Chamber of Commerce at work 

Promoting more bond issues, higher interest rates.

The Arkansas State Chamber of Commerce/Associated Industries of Arkansas is close to 100 percent successful in getting what it wants from the Arkansas legislature. Its record with Arkansas voters is not quite so impressive, but still good, and it can get even better at the general election Nov. 2.

In 2004, the Chamber helped win approval of Amendment 82, which allowed the state to issue general-obligation bonds to help industrialists with "super projects," defined as those that would entail the investment of more than $500 million in capital expenditures and the hiring of more than 500 employees. Now the Chamber is back to amend Amendment 82, by removing the $500-million and 500-employee requirements, so that general-obligation bonds can be issued for smaller projects. No organized opposition to proposed Amendment 3 has appeared. "And we've looked," said Randy Zook, president and CEO of the Chamber/AIA.

General-obligation bonds pledge state tax revenue if it's needed to retire the bonds, which means that money that might otherwise go for schools and highways and such could be used instead to pay off bonds. Under Amendment 82 (and proposed Amendment 3), these bonds can be authorized by the legislature, without a vote of the people.

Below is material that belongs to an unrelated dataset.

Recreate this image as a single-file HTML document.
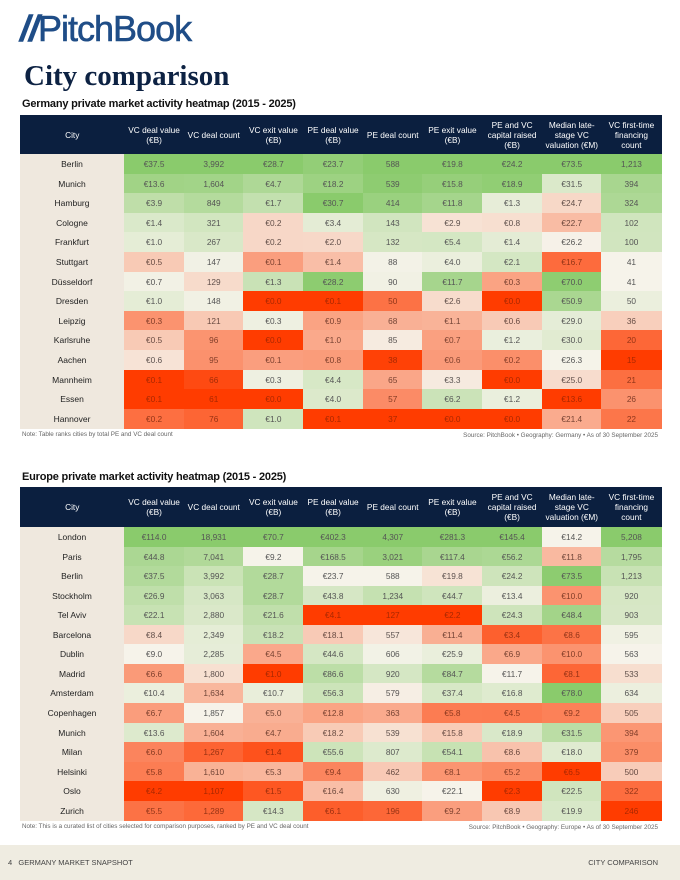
<!DOCTYPE html>
<html><head><meta charset="utf-8">
<style>
body{margin:0;width:680px;height:880px;background:#fff;position:relative;overflow:hidden;font-family:"Liberation Sans",sans-serif;}
.abs{position:absolute;}
#logo{left:20px;top:8px;font-size:36px;color:#1f4d87;letter-spacing:-1px;font-weight:normal;-webkit-text-stroke:0.6px #1f4d87;}
#title{left:24px;top:60px;font-family:"Liberation Serif",serif;font-weight:bold;font-size:29px;color:#0d2243;}
.sub{left:22px;font-weight:bold;font-size:11px;color:#111;letter-spacing:-0.2px;}
.hd{position:absolute;background:#0b1f3f;color:#fff;font-size:8.3px;line-height:10px;display:flex;align-items:center;justify-content:center;text-align:center;box-sizing:border-box;padding:0 3px;}
.cell{position:absolute;font-size:8.3px;color:#555;display:flex;align-items:center;justify-content:center;}
.city{background:#efe8de;color:#222;font-size:8.5px;}
.note{font-size:6.3px;color:#666;}
#footer{left:0;top:845px;width:680px;height:35px;background:#efece1;font-size:7.5px;color:#444;}
</style></head><body>
<div class="abs" id="logo"><span style="font-style:italic;font-weight:bold;">//</span>PitchBook</div>
<div class="abs" id="title">City comparison</div>
<div class="abs sub" style="top:98px">Germany private market activity heatmap (2015 - 2025)</div>
<div id="de"></div>
<div class="abs note" style="left:22px;top:431px">Note: Table ranks cities by total PE and VC deal count</div>
<div class="abs note" style="right:22px;top:432px">Source: PitchBook • Geography: Germany • As of 30 September 2025</div>
<div class="abs sub" style="top:471px">Europe private market activity heatmap (2015 - 2025)</div>
<div id="eu"></div>
<div class="abs note" style="left:22px;top:823px">Note: This is a curated list of cities selected for comparison purposes, ranked by PE and VC deal count</div>
<div class="abs note" style="right:22px;top:824px">Source: PitchBook • Geography: Europe • As of 30 September 2025</div>
<div class="abs" id="footer">
<span class="abs" style="left:8px;top:13px">4&nbsp;&nbsp;&nbsp;GERMANY MARKET SNAPSHOT</span>
<span class="abs" style="right:22px;top:13px">CITY COMPARISON</span></div>
<script>
const headers=["City","VC deal value (€B)","VC deal count","VC exit value (€B)","PE deal value (€B)","PE deal count","PE exit value (€B)","PE and VC capital raised (€B)","Median late-stage VC valuation (€M)","VC first-time financing count"];
const colTypes=["eur","int","eur","eur","int","eur","eur","eur","int"];
const deCities=["Berlin","Munich","Hamburg","Cologne","Frankfurt","Stuttgart","Düsseldorf","Dresden","Leipzig","Karlsruhe","Aachen","Mannheim","Essen","Hannover"];
const deVcDealValue=[37.5,13.6,3.9,1.4,1.0,0.5,0.7,1.0,0.3,0.5,0.6,0.1,0.1,0.2];
const deVcDealCount=[3992,1604,849,321,267,147,129,148,121,96,95,66,61,76];
const deVcExitValue=[28.7,4.7,1.7,0.2,0.2,0.1,1.3,0.0,0.3,0.0,0.1,0.3,0.0,1.0];
const dePeDealValue=[23.7,18.2,30.7,3.4,2.0,1.4,28.2,0.1,0.9,1.0,0.8,4.4,4.0,0.1];
const dePeDealCount=[588,539,414,143,132,88,90,50,68,85,38,65,57,37];
const dePeExitValue=[19.8,15.8,11.8,2.9,5.4,4.0,11.7,2.6,1.1,0.7,0.6,3.3,6.2,0.0];
const deCapitalRaised=[24.2,18.9,1.3,0.8,1.4,2.1,0.3,0.0,0.6,1.2,0.2,0.0,1.2,0.0];
const deLateValuation=[73.5,31.5,24.7,22.7,26.2,16.7,70.0,50.9,29.0,30.0,26.3,25.0,13.6,21.4];
const deFirstFinancing=[1213,394,324,102,100,41,41,50,36,20,15,21,26,22];
const euCities=["London","Paris","Berlin","Stockholm","Tel Aviv","Barcelona","Dublin","Madrid","Amsterdam","Copenhagen","Munich","Milan","Helsinki","Oslo","Zurich"];
const euVcDealValue=[114.0,44.8,37.5,26.9,22.1,8.4,9.0,6.6,10.4,6.7,13.6,6.0,5.8,4.2,5.5];
const euVcDealCount=[18931,7041,3992,3063,2880,2349,2285,1800,1634,1857,1604,1267,1610,1107,1289];
const euVcExitValue=[70.7,9.2,28.7,28.7,21.6,18.2,4.5,1.0,10.7,5.0,4.7,1.4,5.3,1.5,14.3];
const euPeDealValue=[402.3,168.5,23.7,43.8,4.1,18.1,44.6,86.6,56.3,12.8,18.2,55.6,9.4,16.4,6.1];
const euPeDealCount=[4307,3021,588,1234,127,557,606,920,579,363,539,807,462,630,196];
const euPeExitValue=[281.3,117.4,19.8,44.7,2.2,11.4,25.9,84.7,37.4,5.8,15.8,54.1,8.1,22.1,9.2];
const euCapitalRaised=[145.4,56.2,24.2,13.4,24.3,3.4,6.9,11.7,16.8,4.5,18.9,8.6,5.2,2.3,8.9];
const euLateValuation=[14.2,11.8,73.5,10.0,48.4,8.6,10.0,8.1,78.0,9.2,31.5,18.0,6.5,22.5,19.9];
const euFirstFinancing=[5208,1795,1213,920,903,595,563,533,634,505,394,379,500,322,246];

const NEU=[246,243,234],GRN=[138,203,108],RED=[255,60,0];
function mix(a,b,t){return a.map((v,i)=>Math.round(v+(b[i]-v)*t));}
function colorScale(vals){
  const l=vals.map(v=>Math.log(v+0.05));
  const s=[...l].sort((a,b)=>a-b);const n=s.length;
  const med=n%2?s[(n-1)/2]:(s[n/2-1]+s[n/2])/2;
  const mn=s[0],mx=s[n-1];
  return l.map(x=>{if(x>=med){const t=mx>med?(x-med)/(mx-med):0;return {c:mix(NEU,GRN,Math.pow(t,0.8)),r:0};}
    const t=med>mn?(med-x)/(med-mn):0;const tt=Math.pow(t,0.8);return {c:mix(NEU,RED,tt),r:tt};});
}
function fmt(v,t){return t==="eur"?"€"+v.toFixed(1):v.toLocaleString("en-US");}
function colX(i){return i===0?20:124+(i-1)*59.67;}
function colW(i){return i===0?104:59.67;}
function build(id,cities,cols,top,headH,rowH){
  const host=document.getElementById(id);
  headers.forEach((h,i)=>{const d=document.createElement("div");d.className="hd";d.textContent=h;
    d.style.left=colX(i)+"px";d.style.top=top+"px";d.style.width=(colW(i)+0.5)+"px";d.style.height=headH+"px";
    
    
    host.appendChild(d);});
  const scales=cols.map(colorScale);
  cities.forEach((city,r)=>{
    const y=top+headH+r*rowH;
    const c=document.createElement("div");c.className="cell city";c.textContent=city;
    c.style.left="20px";c.style.top=y+"px";c.style.width="104px";c.style.height=(rowH+0.5)+"px";
    
    
    host.appendChild(c);
    cols.forEach((col,ci)=>{
      const cell=document.createElement("div");cell.className="cell";
      const s=scales[ci][r];
      cell.style.left=colX(ci+1)+"px";cell.style.top=y+"px";cell.style.width=(colW(1)+0.5)+"px";cell.style.height=(rowH+0.5)+"px";
      cell.style.background="rgb("+s.c.join(",")+")";
      cell.style.color="rgb("+mix([85,85,85],[170,40,0],s.r).join(",")+")";
      cell.textContent=fmt(col[r],colTypes[ci]);
      
      
      host.appendChild(cell);
    });
  });
}
build("de",deCities,[deVcDealValue,deVcDealCount,deVcExitValue,dePeDealValue,dePeDealCount,dePeExitValue,deCapitalRaised,deLateValuation,deFirstFinancing],115,39,19.6);
build("eu",euCities,[euVcDealValue,euVcDealCount,euVcExitValue,euPeDealValue,euPeDealCount,euPeExitValue,euCapitalRaised,euLateValuation,euFirstFinancing],487,40,19.55);
</script>
</body></html>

No bonds have been issued under Amendment 82. Zook said the $500 million/500 jobs requirements had proved too great, and Arkansas had lost projects to other states. Only the very biggest projects, such as automobile plants, can meet those requirements, he said, and projects like that are rare nationwide.

Amendment 3 would retain another restriction on general-obligation bond payments that was established by Amendment 82: Bonds can't be issued for an amount greater than five percent of state general revenue in the preceding year. (The amendment is not limited to the use of general revenue, however. It says that special-revenue tax money can be used too, as long as the total amount of state money doesn't exceed an amount equal to five percent of general revenue.)

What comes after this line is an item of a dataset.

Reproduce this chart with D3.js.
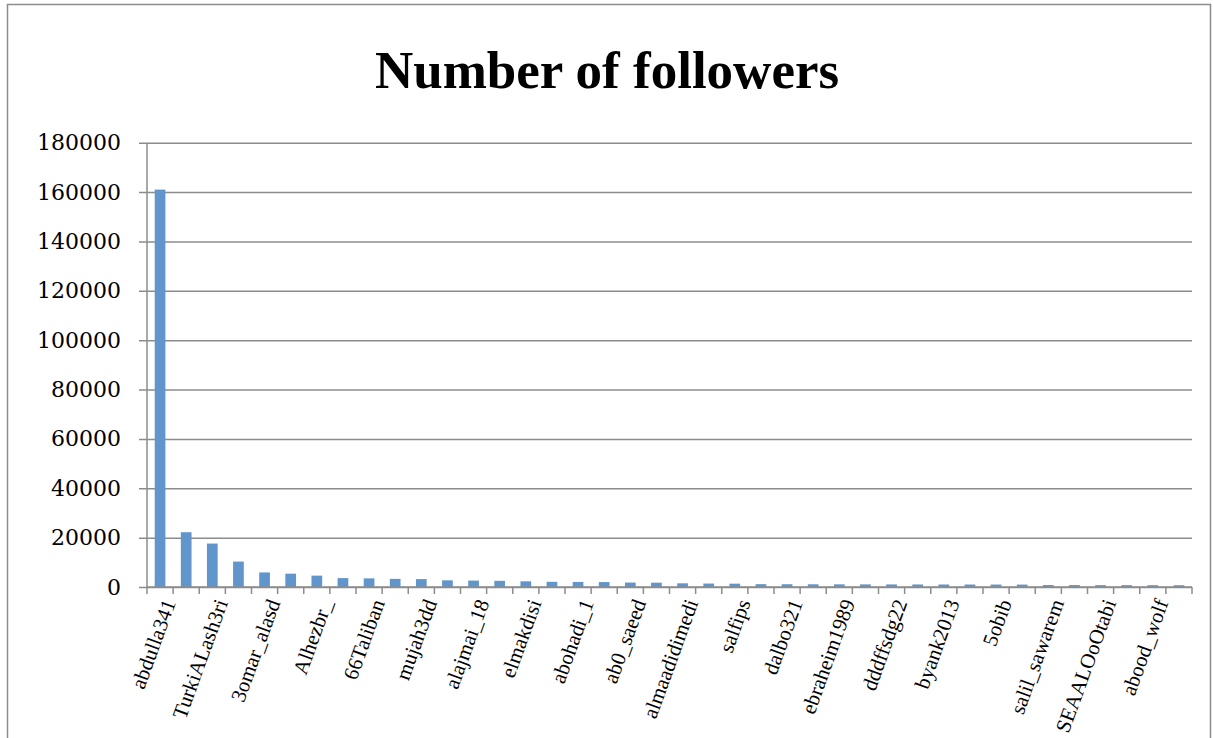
<!DOCTYPE html>
<html><head><meta charset="utf-8">
<script src="https://cdn.jsdelivr.net/npm/d3@7/dist/d3.min.js"></script>
<style>html,body{margin:0;padding:0;background:#fff;}</style>
</head><body>
<svg id="chart" width="1213" height="738"></svg>
<script>
// 40 accounts; only every other name is printed on the original axis (hidden ones are null)
const categories = [
  "abdulla341", null, "TurkiALash3ri", null, "3omar_alasd", null, "Alhezbr_", null,
  "66Taliban", null, "mujah3dd", null, "alajmai_18", null, "elmakdisi", null,
  "abohadi_1", null, "ab0_saeed", null, "almaadidimedi", null, "salfips", null,
  "dalbo321", null, "ebraheim1989", null, "dddffsdg22", null, "byank2013", null,
  "5obib", null, "salil_sawarem", null, "SEAALOoOtabi", null, "abood_wolf", null
];
const followers = [
  161000, 22200, 17600, 10300, 5900, 5400, 4600, 3600,
  3500, 3300, 3200, 2700, 2600, 2500, 2300, 2100,
  2050, 2000, 1800, 1750, 1500, 1400, 1350, 1150,
  1120, 1100, 1080, 1060, 1050, 1030, 1010, 1000,
  990, 980, 800, 780, 760, 750, 740, 720
];
const yTicks = [0, 20000, 40000, 60000, 80000, 100000, 120000, 140000, 160000, 180000];
const title = "Number of followers";

const svg = d3.select("#chart");
const pLeft = 147, pRight = 1192, pTop = 142.7, pBottom = 587;
const gray = "#8c8c8c";

// outer chart border
svg.append("rect").attr("x", 7.5).attr("y", 4.5).attr("width", 1203).attr("height", 800)
  .attr("fill", "none").attr("stroke", gray).attr("stroke-width", 1.5);

const x = d3.scaleBand().domain(d3.range(categories.length)).range([pLeft, pRight]).paddingInner(0.59).paddingOuter(0.295);
const xb = d3.scaleBand().domain(d3.range(categories.length)).range([pLeft, pRight]);
const y = d3.scaleLinear().domain([0, 180000]).range([pBottom, pTop]);

// gridlines + y labels
const yAxis = d3.axisLeft(y).tickValues(yTicks).tickSize(-(pRight - pLeft + 8)).tickFormat(d3.format("d")).tickPadding(18);
const gy = svg.append("g").attr("transform", `translate(${pLeft - 8},0)`).call(yAxis);
gy.select(".domain").remove();
gy.selectAll(".tick line").attr("stroke", gray).attr("stroke-width", 1.5);
gy.selectAll(".tick text").attr("font-family", "DejaVu Serif").attr("font-size", 22).attr("fill", "#000");

// y axis line
svg.append("line").attr("x1", pLeft).attr("x2", pLeft).attr("y1", pTop).attr("y2", pBottom)
  .attr("stroke", gray).attr("stroke-width", 1.5);

// bars
svg.append("g").selectAll("rect").data(followers).join("rect")
  .attr("x", (d, i) => x(i)).attr("width", x.bandwidth())
  .attr("y", d => y(d)).attr("height", d => pBottom - y(d))
  .attr("fill", "#6096cc");

// x axis
const boundaries = d3.range(categories.length + 1).map(i => pLeft + i * xb.step());
svg.append("line").attr("x1", pLeft).attr("x2", pRight).attr("y1", pBottom).attr("y2", pBottom)
  .attr("stroke", gray).attr("stroke-width", 1.5);
svg.append("g").selectAll("line").data(boundaries).join("line")
  .attr("x1", d => d).attr("x2", d => d).attr("y1", pBottom).attr("y2", pBottom + 7)
  .attr("stroke", gray).attr("stroke-width", 1.5);

// rotated category labels
svg.append("g").selectAll("text").data(categories.map((c, i) => ({c, i})).filter(d => d.c))
  .join("text")
  .attr("transform", d => `translate(${xb(d.i) + xb.step() / 2 + 9},${pBottom + 13}) rotate(-70)`)
  .attr("text-anchor", "end").attr("dy", "0.35em")
  .attr("font-family", "Liberation Serif").attr("font-size", 21).attr("fill", "#000")
  .text(d => d.c);

// title
svg.append("text").attr("x", 607).attr("y", 88).attr("text-anchor", "middle")
  .attr("font-family", "Liberation Serif").attr("font-weight", "bold").attr("font-size", 53)
  .text(title);
</script>
</body></html>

House Speaker Robbie Wills of Conway was the principal legislative sponsor of the resolution that referred proposed Amendment 3 to the people at the general election in November. The Chamber lobbied for it. Amendment 3 is endorsed also by the state Economic Development Commission, the Municipal League, the County Judges Association, the Automobile Dealers Association, about 25 city councils, and various local and regional chambers of commerce, including Little Rock's.

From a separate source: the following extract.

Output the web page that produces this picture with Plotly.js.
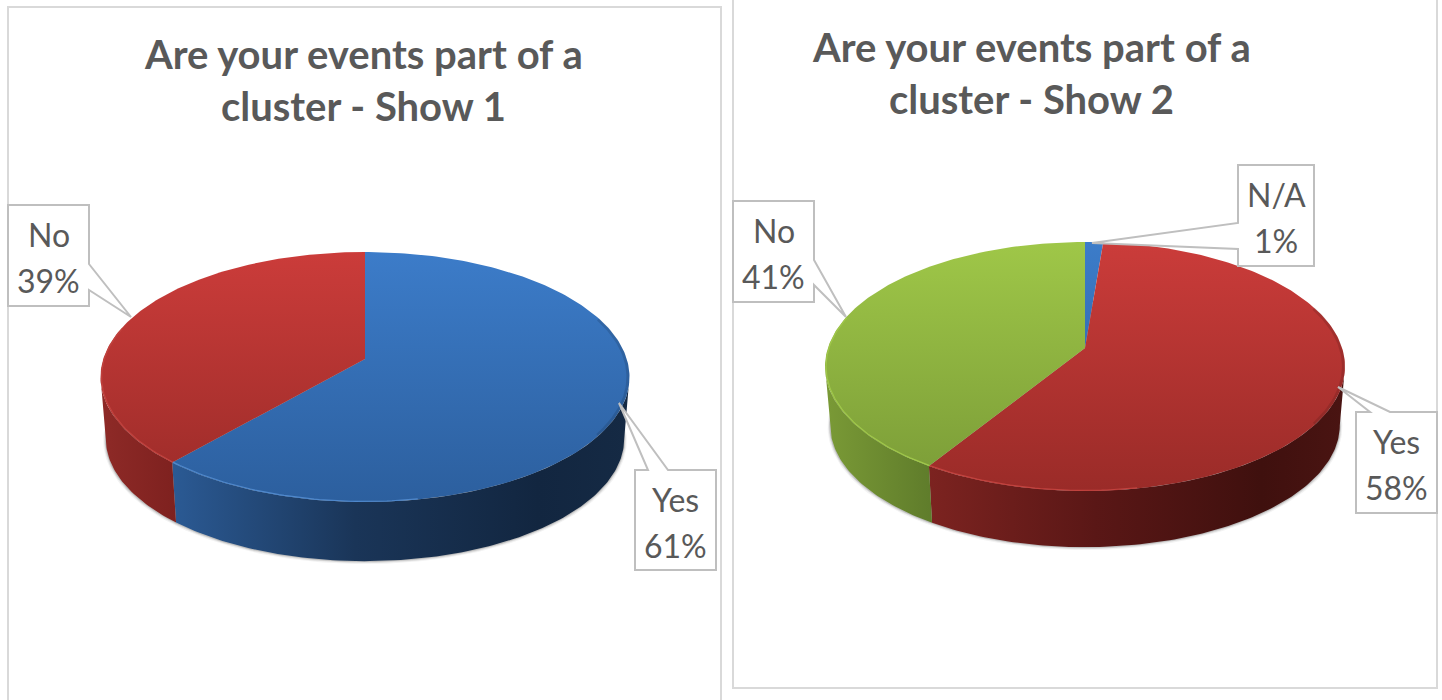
<!DOCTYPE html>
<html>
<head>
<meta charset="utf-8">
<script src="https://cdn.plot.ly/plotly-3.0.1.min.js"></script>
<style>html,body{margin:0;padding:0;background:#fff}#chart{width:1442px;height:700px}</style>
</head>
<body>
<div id="chart"></div>
<script>
// ---- data (slice sizes estimated; labels show whole percents) ----
const show1Title = ["Are your events part of a", "cluster - Show 1"];
const show1Labels = ["Yes", "No"];
const show1Values = [61.4, 38.6];
const show2Title = ["Are your events part of a", "cluster - Show 2"];
const show2Labels = ["N/A", "Yes", "No"];
const show2Values = [1.3, 57.6, 41.1];

// ---- styles ----
const TOP = {
  blue: ["#3C7CC9", "#2C5F9E"], red: ["#CB3C3A", "#9A2B28"], green: ["#9FC748", "#7A9B37"]
};
const RIM = {blue: "#4F88CC", red: "#C2423E", green: "#A0C84A"};
const TEXT = "#595959", BOX = "#BFBFBF", FRAME = "#D9D9D9";

// ---- layout of the two pies ----
const pie1 = {
  top: 252, bottom: 502, apex: 359, cx: 365, rx: 264.5, wallY: 421, wallScale: 0.98,
  colors: ["blue", "red"],
  walls: [
    [[0, "#2B5A94"], [0.4, "#1A3558"], [0.8, "#122640"], [1, "#152A44"]],
    [[0, "#8E2A27"], [1, "#7E211F"]]
  ]
};
const pie2 = {
  top: 242, bottom: 491, apex: 348, cx: 1085, rx: 260, wallY: 407, wallScale: 0.98,
  colors: ["blue", "red", "green"],
  walls: [
    [[0, "#1A3558"], [1, "#1A3558"]],
    [[0, "#7C2320"], [0.4, "#5A1716"], [0.8, "#3F100E"], [1, "#4A1412"]],
    [[0, "#7A9A36"], [1, "#5F7C2B"]]
  ]
};
function geometry(p) {
  const d1 = p.bottom - p.apex, d2 = p.apex - p.top;
  const k = (d1 - d2) / (d1 + d2);
  p.k = k; p.a = d1 * (1 - k); p.A = p.rx * Math.sqrt(1 - k * k);
  return p;
}
function point(p, deg, wall, grow) {
  const t = deg * Math.PI / 180, u = Math.sin(t), v = -Math.cos(t), w = 1 - p.k * v;
  const s = (wall ? p.wallScale : 1) * (grow || 1);
  return [p.cx + s * p.A * u / w, (wall ? p.wallY : p.apex) + s * p.a * v / w];
}
function arc(p, d0, d1, wall, grow) {
  const n = Math.max(2, Math.ceil(Math.abs(d1 - d0))), out = [];
  for (let i = 0; i <= n; i++) out.push(point(p, d0 + (d1 - d0) * i / n, wall, grow));
  return out;
}
function poly(pts, extra) {
  return Object.assign({
    x: pts.map(q => q[0]), y: pts.map(q => q[1]), type: "scatter", mode: "lines",
    line: {width: 0}, hoverinfo: "skip", showlegend: false
  }, extra);
}
function scale2(c) { return [[0, c[0]], [1, c[1]]]; }

function pieTraces(pIn, values, labels) {
  const p = geometry(pIn), traces = [];
  const total = values.reduce((a, b) => a + b, 0);
  // soft shadow
  [[1.010, 1.5, 0.05], [1.006, 1, 0.09], [1.003, 0.5, 0.14]].forEach(s => {
    const pts = arc(p, 0, 360, true, s[0]).map(q => [q[0], q[1] + s[1]]);
    traces.push(poly(pts, {fill: "toself", fillcolor: `rgba(0,0,0,${s[2]})`}));
  });
  const visA = Math.acos(-p.k) * 180 / Math.PI, visB = 360 - visA;
  let acc = 0; const spans = [];
  values.forEach(val => { spans.push([acc / total * 360, (acc + val) / total * 360]); acc += val; });
  // outer walls
  spans.forEach((sp, i) => {
    const d0 = Math.max(sp[0], visA), d1 = Math.min(sp[1], visB);
    if (d1 <= d0) return;
    const topArc = arc(p, d0, d1, false), botArc = arc(p, d1, d0, true);
    const pts = topArc.concat(botArc); pts.push(topArc[0]);
    const xs = pts.map(q => q[0]);
    traces.push(poly(pts, {
      name: labels[i] + " wall", fill: "toself",
      fillgradient: {type: "horizontal", colorscale: p.walls[i], start: Math.min(...xs), stop: Math.max(...xs)}
    }));
  });
  // top slices
  spans.forEach((sp, i) => {
    const edge = arc(p, sp[0], sp[1], false);
    const centre = [p.cx, p.apex];
    const pts = [centre].concat(edge); pts.push(centre);
    traces.push(poly(pts, {
      name: labels[i], fill: "toself",
      fillgradient: {type: "vertical", colorscale: scale2(TOP[p.colors[i]]), start: p.top, stop: p.bottom}
    }));
  });
  // bevel: dark on the right, light on the lower left
  traces.push(poly(arc(p, 70, 125, false, 0.994), {line: {width: 3, color: "rgba(0,0,0,0.12)"}}));
  spans.forEach((sp, i) => {
    const d0 = Math.max(sp[0], 170), d1 = Math.min(sp[1], 285);
    if (d1 <= d0) return;
    traces.push(poly(arc(p, d0, d1, false, 0.996), {line: {width: 1.2, color: RIM[p.colors[i]]}}));
  });
  return traces;
}

// ---- callouts: box corners plus pointer, in page pixels ----
function callout(c) {
  return {
    type: "path", xref: "x", yref: "y", layer: "above",
    path: "M" + c.path.map(q => q.join(",")).join("L") + "Z",
    fillcolor: "#FFFFFF", line: {color: BOX, width: 2}
  };
}
const callouts1 = [
  {cx: 675.5, y1: 499, y2: 545, path: [[635,470],[648,470],[619,403],[668,470],[716,470],[716,570],[635,570]]},
  {cx: 48.5, y1: 234, y2: 280, path: [[8,205],[89,205],[89,264],[131,317],[89,290],[89,306],[8,306]]}
];
const callouts2 = [
  {cx: 1276, y1: 194, y2: 240, path: [[1238,165],[1314,165],[1314,266],[1238,266],[1238,249],[1092,243],[1238,223]]},
  {cx: 1396.5, y1: 441, y2: 487, path: [[1356,412],[1370,412],[1338,387],[1390,412],[1437,412],[1437,513],[1356,513]]},
  {cx: 773.5, y1: 230, y2: 276, path: [[733,201],[814,201],[814,260],[846,317],[814,285],[814,302],[733,302]]}
];
function labelNotes(cs, labels, values) {
  const out = [];
  cs.forEach((c, i) => {
    [[labels[i], c.y1], [Math.round(values[i]) + "%", c.y2]].forEach(t => out.push({
      x: c.cx, y: t[1], xref: "x", yref: "y", text: t[0], showarrow: false,
      xanchor: "center", yanchor: "middle",
      font: {family: "Lato, sans-serif", size: 32, color: TEXT}
    }));
  });
  return out;
}
function titleNotes(lines, cx, ys) {
  return lines.map((t, i) => ({
    x: cx, y: ys[i], xref: "x", yref: "y", text: "<b>" + t + "</b>", showarrow: false,
    xanchor: "center", yanchor: "middle",
    font: {family: "Lato, sans-serif", size: 40, color: TEXT}
  }));
}

const traces = pieTraces(pie1, show1Values, show1Labels).concat(pieTraces(pie2, show2Values, show2Labels));

const frames = [
  {type: "path", xref: "x", yref: "y", layer: "below", path: "M8,704L8,7L721,7L721,704", line: {color: FRAME, width: 2}},
  {type: "path", xref: "x", yref: "y", layer: "below", path: "M733,-4L733,688L1437,688L1437,-4", line: {color: FRAME, width: 2}}
];

const layout = {
  width: 1442, height: 700, margin: {l: 0, r: 0, t: 0, b: 0},
  paper_bgcolor: "#FFFFFF", plot_bgcolor: "#FFFFFF", showlegend: false, hovermode: false,
  xaxis: {range: [0, 1442], visible: false, fixedrange: true},
  yaxis: {range: [700, 0], visible: false, fixedrange: true},
  shapes: frames.concat(callouts1.map(callout), callouts2.map(callout)),
  annotations: titleNotes(show1Title, 363.5, [54, 106])
    .concat(titleNotes(show2Title, 1031.5, [47, 99]))
    .concat(labelNotes(callouts1, show1Labels, show1Values))
    .concat(labelNotes(callouts2, show2Labels, show2Values))
};
Plotly.newPlot("chart", traces, layout, {displayModeBar: false, staticPlot: true});
</script>
</body>
</html>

The Chamber and its allies are also backing proposed Amendment 2, which would raise the allowable interest rates on consumer loans made by retailers, and on certain bond issues, making it easier for local governments to sell bonds for capital improvements. (See Sept. 2 Arkansas Times.) No organized opposition to that amendment had stepped forward either until two weeks ago, when Little Rock lawyers Christopher D. Brockett and Eugene G. Sayre filed suit to keep it off the ballot. They allege, among other things, that the explanation of the amendment that would appear on the ballot is misleading.

The Arkansas State AFL-CIO, which has previously opposed amendments for higher interest rates, voted at its state convention in August to take no position on Amendment 2 or Amendment 3. Alan Hughes, president of the AFL-CIO, said last week that the information available to convention delegates in August was possibly not as clear and comprehensive as it might have been. AFL-CIO members should inform themselves about the amendments, he said.

The Chamber is drumming up support for both amendments. Zook expects that both will benefit from voters' concerns about high unemployment. "People are in tune to the need for jobs in this economic climate," he said.